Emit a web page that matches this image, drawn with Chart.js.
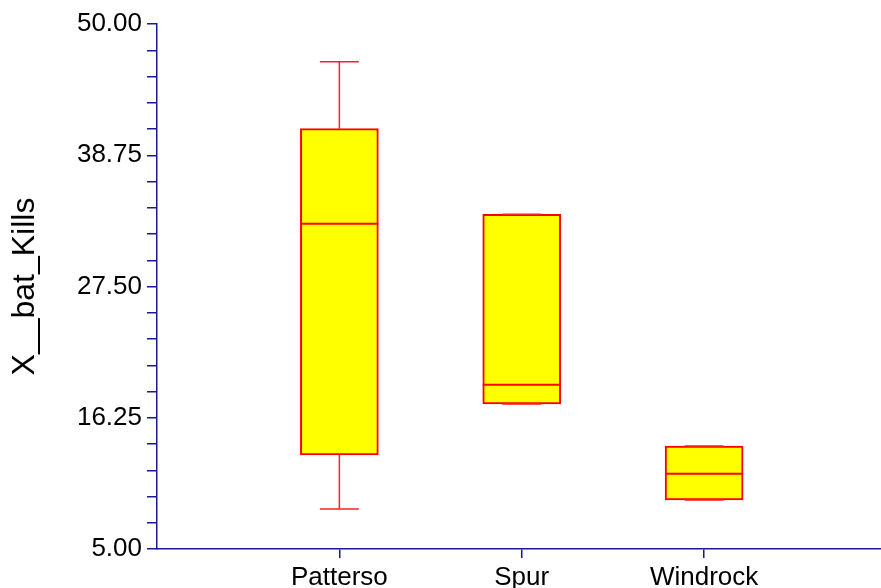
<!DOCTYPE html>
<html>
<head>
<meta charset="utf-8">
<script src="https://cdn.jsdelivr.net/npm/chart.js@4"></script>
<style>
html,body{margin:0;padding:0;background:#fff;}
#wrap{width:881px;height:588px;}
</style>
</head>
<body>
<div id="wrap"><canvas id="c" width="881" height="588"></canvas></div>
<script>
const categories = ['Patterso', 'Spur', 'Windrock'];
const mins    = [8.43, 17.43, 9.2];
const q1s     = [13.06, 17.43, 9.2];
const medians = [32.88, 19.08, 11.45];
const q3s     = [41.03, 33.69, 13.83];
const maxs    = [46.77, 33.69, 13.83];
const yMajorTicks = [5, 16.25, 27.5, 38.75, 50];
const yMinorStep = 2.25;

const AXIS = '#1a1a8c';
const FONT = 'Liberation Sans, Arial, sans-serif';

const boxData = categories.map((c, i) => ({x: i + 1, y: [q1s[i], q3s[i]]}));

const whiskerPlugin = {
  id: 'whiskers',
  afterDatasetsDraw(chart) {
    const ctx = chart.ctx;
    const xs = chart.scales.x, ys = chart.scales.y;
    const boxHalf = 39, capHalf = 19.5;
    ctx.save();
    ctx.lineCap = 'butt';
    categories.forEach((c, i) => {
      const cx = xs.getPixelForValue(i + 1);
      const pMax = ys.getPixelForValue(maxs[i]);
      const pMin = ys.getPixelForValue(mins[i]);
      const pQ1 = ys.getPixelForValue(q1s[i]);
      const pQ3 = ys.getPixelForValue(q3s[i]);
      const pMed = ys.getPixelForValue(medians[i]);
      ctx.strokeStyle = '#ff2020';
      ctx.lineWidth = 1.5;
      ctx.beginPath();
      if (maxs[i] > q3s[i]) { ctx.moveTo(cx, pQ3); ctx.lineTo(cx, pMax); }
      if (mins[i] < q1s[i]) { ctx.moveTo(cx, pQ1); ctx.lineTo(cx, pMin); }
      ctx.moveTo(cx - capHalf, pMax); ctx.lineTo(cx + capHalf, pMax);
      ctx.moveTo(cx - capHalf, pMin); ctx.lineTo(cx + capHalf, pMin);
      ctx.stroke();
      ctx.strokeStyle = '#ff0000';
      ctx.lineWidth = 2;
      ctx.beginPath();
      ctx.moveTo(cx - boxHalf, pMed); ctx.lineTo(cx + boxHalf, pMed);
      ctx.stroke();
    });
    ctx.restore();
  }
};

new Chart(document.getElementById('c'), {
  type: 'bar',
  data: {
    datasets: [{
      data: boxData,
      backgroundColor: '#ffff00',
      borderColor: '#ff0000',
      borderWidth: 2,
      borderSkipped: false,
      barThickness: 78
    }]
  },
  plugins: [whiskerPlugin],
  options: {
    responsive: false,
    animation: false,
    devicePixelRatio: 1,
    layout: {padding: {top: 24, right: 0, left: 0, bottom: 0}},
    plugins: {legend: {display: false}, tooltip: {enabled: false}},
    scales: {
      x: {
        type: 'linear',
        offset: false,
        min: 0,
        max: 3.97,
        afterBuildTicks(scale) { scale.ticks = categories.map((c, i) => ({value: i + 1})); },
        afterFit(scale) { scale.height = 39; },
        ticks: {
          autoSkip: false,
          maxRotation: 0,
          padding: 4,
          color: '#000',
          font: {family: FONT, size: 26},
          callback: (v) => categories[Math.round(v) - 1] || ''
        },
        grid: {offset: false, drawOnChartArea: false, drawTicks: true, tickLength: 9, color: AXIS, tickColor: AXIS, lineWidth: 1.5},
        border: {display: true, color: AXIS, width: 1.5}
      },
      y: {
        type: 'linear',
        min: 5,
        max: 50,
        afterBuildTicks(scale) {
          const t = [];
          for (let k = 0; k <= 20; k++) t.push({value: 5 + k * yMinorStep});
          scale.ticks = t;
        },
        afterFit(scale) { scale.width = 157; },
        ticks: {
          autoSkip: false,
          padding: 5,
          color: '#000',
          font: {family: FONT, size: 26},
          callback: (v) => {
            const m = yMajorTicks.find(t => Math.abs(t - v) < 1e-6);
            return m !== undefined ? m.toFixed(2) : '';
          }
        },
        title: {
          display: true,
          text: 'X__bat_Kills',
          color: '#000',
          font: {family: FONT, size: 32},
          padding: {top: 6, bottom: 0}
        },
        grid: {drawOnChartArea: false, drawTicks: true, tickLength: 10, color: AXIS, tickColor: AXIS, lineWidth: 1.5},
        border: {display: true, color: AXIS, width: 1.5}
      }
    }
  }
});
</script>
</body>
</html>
※
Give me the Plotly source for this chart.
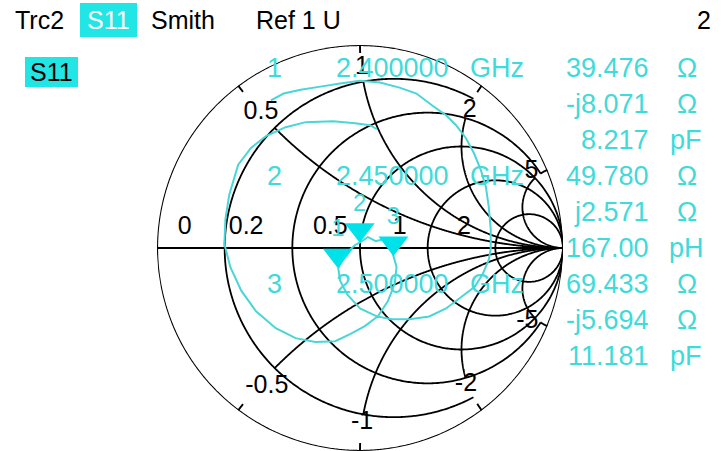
※
Pull out only the lines from the one with "Emit a web page" up to and including the one with "const boxData = categories.map((c, i)", and drop any pictures along the way.

• Output of the exercise
Emit a web page that matches this image, drawn with Chart.js.
<!DOCTYPE html>
<html>
<head>
<meta charset="utf-8">
<script src="https://cdn.jsdelivr.net/npm/chart.js@4"></script>
<style>
html,body{margin:0;padding:0;background:#fff;}
#wrap{width:881px;height:588px;}
</style>
</head>
<body>
<div id="wrap"><canvas id="c" width="881" height="588"></canvas></div>
<script>
const categories = ['Patterso', 'Spur', 'Windrock'];
const mins    = [8.43, 17.43, 9.2];
const q1s     = [13.06, 17.43, 9.2];
const medians = [32.88, 19.08, 11.45];
const q3s     = [41.03, 33.69, 13.83];
const maxs    = [46.77, 33.69, 13.83];
const yMajorTicks = [5, 16.25, 27.5, 38.75, 50];
const yMinorStep = 2.25;

const AXIS = '#1a1a8c';
const FONT = 'Liberation Sans, Arial, sans-serif';

const boxData = categories.map((c, i) => ({x: i + 1, y: [q1s[i], q3s[i]]}));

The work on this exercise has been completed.